Data Pipeline can be used to migrate data between varied data sources in a hustle free manner. In AWS’ own words, ‘Data Pipeline is a web service that helps you reliably process and move data between different AWS compute and storage services, as well as on-premise data sources, at specified intervals.‘ Not only this but, Data Pipeline extends it’s usability to create simple to complex ETL (extract, transform, load) workflows. You can schedule the execution of your workflows and move data loads between varied sources such as AWS services, on-premise servers, and other cloud providers.
It may be that you need to move a table/s between a production MySQL database running on RDS and a non-production MySQL database running in EC2 or your on-premise server or any other cloud provider, for let’s say, analytical or BI purposes. I have an RDS MySQL instance and an EC2 instance with MySQL server running on it. For the sake of simplicity and understanding, I have created an example table ‘Persons’ in RDS instance with just one record in it. I need to move the record in MySQL database table on an EC2 instance. Going forward, we will see how we can leverage AWS Data Pipeline service to achieve this.
We will start off by creating our first pipeline that will copy the records in a specified table to S3 bucket in a CSV file.
- Moving records from RDS MySQL table to S3 bucket
- Go to the AWS console and open Data Pipeline service. Click on Create new pipeline.
- Give a desired name and description for your pipeline and select ‘Build using a template.’ Under this, there will be different pre-built templates that AWS offers. Select ‘Full copy of RDS MySQL table to S3’.
- We see that a new ‘Parameters’ block has appeared with fields that require inputs about the related RDS instance, S3 bucket, and EC2 instance. The EC2 instance, here, is launched at the time of pipeline activation and task runner runs on it. It is the task runner that performs activities that you mention in your pipeline. You may configure the pipeline to tear down the EC2 instance once the activities are finished.
- Under ‘Schedule’ block, you may choose whether to run the pipeline as soon as it is activated or schedule it. It is an important feature and makes Data pipeline suitable for periodic or frequent executions of activities. Select ‘on pipeline activation.’
- You may want to enable logging in case you need to troubleshoot pipeline failures.
- Select ‘Default’ IAM roles and the service will take care of permissions.
- Finally, you may activate the pipeline once you have verified all the inputs.
In case, there are errors or conflicts; we will be notified. Else, pipeline execution begins, and we see a screen similar to this:
This takes a while, and you can monitor various components.
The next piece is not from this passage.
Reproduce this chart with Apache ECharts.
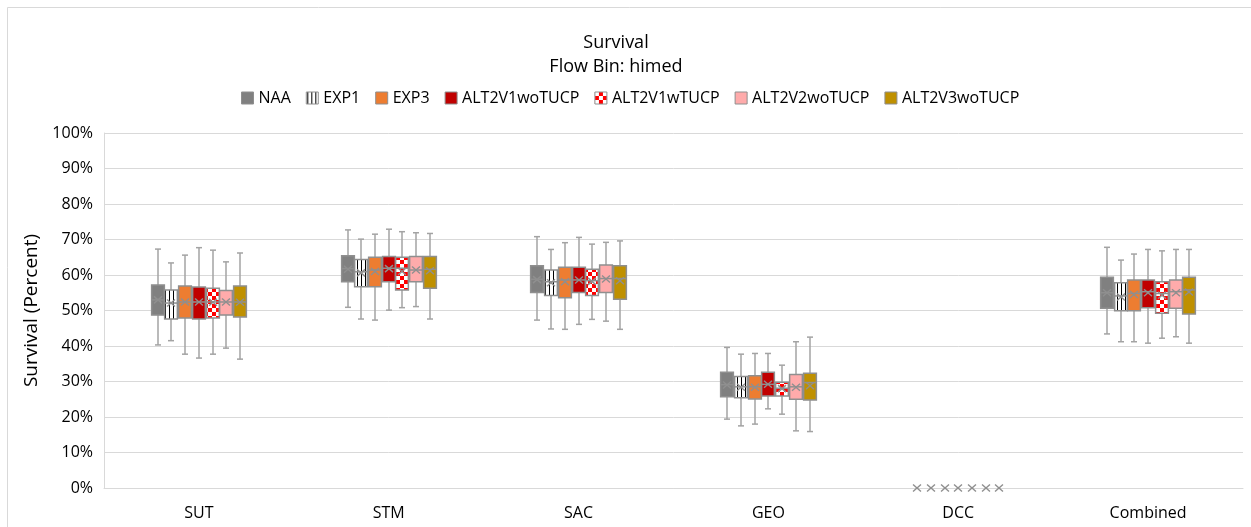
<!DOCTYPE html>
<html>
<head>
<meta charset="utf-8">
<title>Survival - Flow Bin: himed</title>
<script src="https://cdn.jsdelivr.net/npm/echarts@6/dist/echarts.min.js"></script>
<style>
  html, body { margin: 0; padding: 0; background: #fff; }
  #chart { width: 1251px; height: 527px; }
</style>
</head>
<body>
<div id="chart"></div>
<script>
// categories on the x axis
var categories = ["SUT", "STM", "SAC", "GEO", "DCC", "Combined"];
var yTicks = [0, 10, 20, 30, 40, 50, 60, 70, 80, 90, 100];

// each row: [min, q1, median, q3, max, mean] in percent, one row per category
var naa = [
  [40.3, 48.7, 53.0, 57.2, 67.3, 53.0],
  [50.9, 58.1, 61.8, 65.4, 72.7, 61.6],
  [47.3, 55.1, 58.8, 62.6, 70.8, 58.7],
  [19.4, 25.7, 29.1, 32.6, 39.6, 29.0],
  [0, 0, 0, 0, 0, 0],
  [43.4, 50.6, 55.0, 59.4, 67.8, 55.0]
];
var exp1 = [
  [41.5, 47.6, 52.1, 55.8, 63.4, 52.1],
  [47.6, 56.7, 60.9, 64.4, 70.1, 60.6],
  [44.8, 54.2, 58.1, 61.4, 67.2, 57.8],
  [17.5, 25.4, 28.5, 31.4, 37.7, 28.4],
  [0, 0, 0, 0, 0, 0],
  [41.2, 49.9, 54.1, 57.8, 64.2, 53.8]
];
var exp3 = [
  [37.7, 47.9, 52.4, 56.9, 65.6, 52.4],
  [47.3, 56.7, 61.4, 65.0, 71.5, 61.0],
  [44.7, 53.6, 58.6, 62.2, 69.1, 58.1],
  [18.0, 25.1, 28.5, 31.6, 37.9, 28.4],
  [0, 0, 0, 0, 0, 0],
  [41.2, 49.9, 54.8, 58.6, 65.9, 54.5]
];
var alt2v1wo = [
  [36.6, 47.6, 52.4, 56.6, 67.7, 52.4],
  [50.1, 58.1, 61.9, 65.2, 72.9, 61.8],
  [46.1, 55.1, 58.6, 62.2, 70.6, 58.6],
  [22.3, 25.9, 29.2, 32.6, 37.9, 29.2],
  [0, 0, 0, 0, 0, 0],
  [40.8, 50.8, 55.3, 58.6, 67.2, 55.0]
];
var alt2v1w = [
  [37.7, 47.9, 52.4, 56.3, 67.0, 52.3],
  [50.8, 55.8, 61.9, 65.0, 72.2, 61.0],
  [47.5, 54.2, 58.4, 61.6, 68.7, 58.2],
  [20.8, 25.9, 28.1, 29.8, 34.6, 28.0],
  [0, 0, 0, 0, 0, 0],
  [42.2, 49.2, 54.8, 58.1, 66.8, 54.3]
];
var alt2v2wo = [
  [39.4, 48.7, 52.4, 55.6, 63.7, 52.4],
  [51.1, 58.1, 61.4, 65.2, 71.9, 61.4],
  [47.0, 55.1, 59.0, 62.8, 69.2, 58.9],
  [16.1, 25.0, 28.5, 32.0, 41.2, 28.4],
  [0, 0, 0, 0, 0, 0],
  [42.6, 50.6, 55.3, 58.6, 67.2, 55.0]
];
var alt2v3wo = [
  [36.3, 48.2, 52.4, 56.9, 66.2, 52.3],
  [47.6, 56.3, 61.6, 65.2, 71.7, 61.2],
  [44.7, 53.2, 59.0, 62.6, 69.6, 58.4],
  [15.9, 24.8, 29.7, 32.3, 42.5, 28.8],
  [0, 0, 0, 0, 0, 0],
  [40.8, 49.0, 55.8, 59.4, 67.2, 55.2]
];

// fill patterns
function stripePattern() {
  var c = document.createElement("canvas");
  c.width = 4; c.height = 4;
  var g = c.getContext("2d");
  g.fillStyle = "#ffffff"; g.fillRect(0, 0, 4, 4);
  g.fillStyle = "#000000"; g.fillRect(1, 0, 1, 4);
  return { image: c, repeat: "repeat" };
}
function checkerPattern() {
  var c = document.createElement("canvas");
  c.width = 8; c.height = 8;
  var g = c.getContext("2d");
  g.fillStyle = "#ff0000"; g.fillRect(0, 0, 8, 8);
  g.fillStyle = "#ffffff"; g.fillRect(0, 0, 4, 4); g.fillRect(4, 4, 4, 4);
  return { image: c, repeat: "repeat" };
}

var lineGray = "#a3a3a3";
var borderGray = "#8f8f8f";

var seriesDefs = [
  { name: "NAA", data: naa, fill: "#808080" },
  { name: "EXP1", data: exp1, fill: stripePattern() },
  { name: "EXP3", data: exp3, fill: "#ed7d31" },
  { name: "ALT2V1woTUCP", data: alt2v1wo, fill: "#c00000" },
  { name: "ALT2V1wTUCP", data: alt2v1w, fill: checkerPattern() },
  { name: "ALT2V2woTUCP", data: alt2v2wo, fill: "#ffabab" },
  { name: "ALT2V3woTUCP", data: alt2v3wo, fill: "#bf9000" }
];

function makeRender(k, fill) {
  return function (params, api) {
    var cat = api.value(0);
    var bw = api.size([1, 0])[0];
    var step = bw * 0.0724;
    var boxW = bw * 0.067;
    var cx = Math.round(api.coord([cat, 0])[0] + (k - 3) * step);
    function py(i) { return api.coord([cat, api.value(i)])[1]; }
    var yMin = py(1), yQ1 = py(2), yMed = py(3), yQ3 = py(4), yMax = py(5), yMean = py(6);
    var x0 = cx - boxW / 2, x1 = cx + boxW / 2;
    var cap = 3;
    var wStyle = { stroke: lineGray, lineWidth: 1.5 };
    var kids = [];
    if (yQ1 - yMin < -0.5) {
      kids.push({ type: "line", shape: { x1: cx, y1: yQ1, x2: cx, y2: yMin }, style: wStyle });
      kids.push({ type: "line", shape: { x1: cx - cap, y1: yMin, x2: cx + cap, y2: yMin }, style: wStyle });
    }
    if (yMax - yQ3 < -0.5) {
      kids.push({ type: "line", shape: { x1: cx, y1: yQ3, x2: cx, y2: yMax }, style: wStyle });
      kids.push({ type: "line", shape: { x1: cx - cap, y1: yMax, x2: cx + cap, y2: yMax }, style: wStyle });
    }
    if (yQ1 - yQ3 > 0.5) {
      kids.push({ type: "rect", shape: { x: x0, y: yQ3, width: boxW, height: yQ1 - yQ3 },
        style: { fill: fill, stroke: borderGray, lineWidth: 1.5 } });
      kids.push({ type: "line", shape: { x1: x0, y1: yMed, x2: x1, y2: yMed },
        style: { stroke: borderGray, lineWidth: 1.5 } });
    }
    var mx = 4, my = 3.5;
    kids.push({ type: "polyline", shape: { points: [[cx - mx, yMean - my], [cx + mx, yMean + my]] },
      style: { stroke: borderGray, lineWidth: 1.4, fill: null } });
    kids.push({ type: "polyline", shape: { points: [[cx - mx, yMean + my], [cx + mx, yMean - my]] },
      style: { stroke: borderGray, lineWidth: 1.4, fill: null } });
    return { type: "group", children: kids };
  };
}

var series = seriesDefs.map(function (s, k) {
  return {
    name: s.name,
    type: "custom",
    renderItem: makeRender(k, s.fill),
    itemStyle: { color: s.fill, borderColor: borderGray, borderWidth: 1 },
    encode: { x: 0, y: [1, 2, 3, 4, 5, 6] },
    data: s.data.map(function (row, i) { return [i].concat(row); }),
    z: 3
  };
});

var fontFamily = "'Open Sans', 'Noto Sans', sans-serif";

var chart = echarts.init(document.getElementById("chart"));
var option = {
  backgroundColor: "#fff",
  textStyle: { fontFamily: fontFamily },
  animation: false,
  title: [
    { text: "Survival", left: 611, top: 29, textAlign: "center",
      textStyle: { fontSize: 18, fontWeight: "normal", color: "#000", fontFamily: fontFamily } },
    { text: "Flow Bin: himed", left: 611, top: 53, textAlign: "center",
      textStyle: { fontSize: 18, fontWeight: "normal", color: "#000", fontFamily: fontFamily } }
  ],
  legend: {
    left: 236,
    top: 85,
    itemWidth: 12,
    itemHeight: 12,
    itemGap: 15,
    icon: "rect",
    textStyle: { fontSize: 16, color: "#000", fontFamily: fontFamily },
    data: seriesDefs.map(function (s) {
      return { name: s.name, itemStyle: { color: s.fill, borderColor: borderGray, borderWidth: 1 } };
    })
  },
  graphic: [{
    type: "rect",
    shape: { x: 7.5, y: 7.5, width: 1300, height: 600 },
    style: { fill: null, stroke: "#d9d9d9", lineWidth: 1 },
    silent: true
  }],
  grid: { left: 104, right: 8, top: 133, bottom: 39 },
  xAxis: {
    type: "category",
    data: categories,
    axisLine: { show: true, lineStyle: { color: "#d9d9d9" } },
    axisTick: { show: false },
    axisLabel: { fontSize: 16, color: "#000", margin: 17, fontFamily: fontFamily },
    splitLine: { show: false }
  },
  yAxis: {
    type: "value",
    min: yTicks[0],
    max: yTicks[yTicks.length - 1],
    interval: yTicks[1] - yTicks[0],
    name: "Survival (Percent)",
    nameLocation: "middle",
    nameRotate: 90,
    nameGap: 61,
    nameTextStyle: { fontSize: 19, color: "#000", fontFamily: fontFamily },
    axisLine: { show: true, lineStyle: { color: "#d9d9d9" } },
    axisTick: { show: false },
    axisLabel: { fontSize: 16, color: "#000", margin: 11, formatter: "{value}%", fontFamily: fontFamily },
    splitLine: { show: true, lineStyle: { color: "#d9d9d9", width: 1 } }
  },
  series: series
};
chart.setOption(option);
</script>
</body>
</html>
It shows the dependencies of components as well. Once, the pipeline is successfully executed; all the components will start going to ‘FINISHED’ state. Something like this:
You may check the bucket for the CSV file that would have been created with complete table records. This file was created during my test:
Now, we will move to the second step that is to bring records from the CSV file to the MySQL database in EC2.
- Moving records from CSV file in S3 bucket to MySQL table in EC2 instance
- Start by creating a new pipeline again.
- Data pipeline does not have any pre-built template for our second scenario, hence we will use the option ‘Build using Architect’ under source.
- Click on ‘Edit in Architect’ at the bottom to begin adding components to your pipeline.
- A new split screen appears having one-half as the visualizer and the other half where you can add activities, data nodes, etc.
- Add a CopyActivity.
- You will see a new activity under activities. Add new data nodes both under Output and Input. Add Runs on under optional field.
- You will see two new nodes under DataNodes. Select S3DataNode and SqlDataNode respectively as types in both data nodes. Give the path of the CSV file that got created previously. Add database, table and insert query in SqlDataNode. Example of insert query: INSERT INTO Persons (PersonID, LastName, FirstName, Address, City) VALUES (?,?,?,?,?)
- Go to ‘Others.’ You will see a Database section. Select JdbcDatabase in type. Connection string format will be jdbc:mysql://EC2-public-dns/databasename. Give com.mysql.jdbc.Driver for JdbcDriverClass. Additionally, give the username and password that has relevant privileges to the database and table.
- Under resources, you may define the EC2 configuration that you want the task runner to run upon. We are nearly done now.
- Schedule the pipeline as per your requirement and go on to save it.
If there are no conflicts, then it will ask to activate. Once activated, all the components will start executing according to the pipeline definition and dependencies. Once, the pipeline is successfully executed; you may check the database and verify:
If everything goes fine, you will see that records have been successfully copied to MySQL table.
This was a simple use case with the intent to give a walk-through of the service. But, it clearly opens up the path for DevOps engineers, data scientists, analysts, etc. to create workflows for even production grade scenarios. There are so many other features that AWS Data Pipeline has to offer. One needs to identify the correct approach and measure how the service can be put to use. So, you can start playing right away and do share your experience.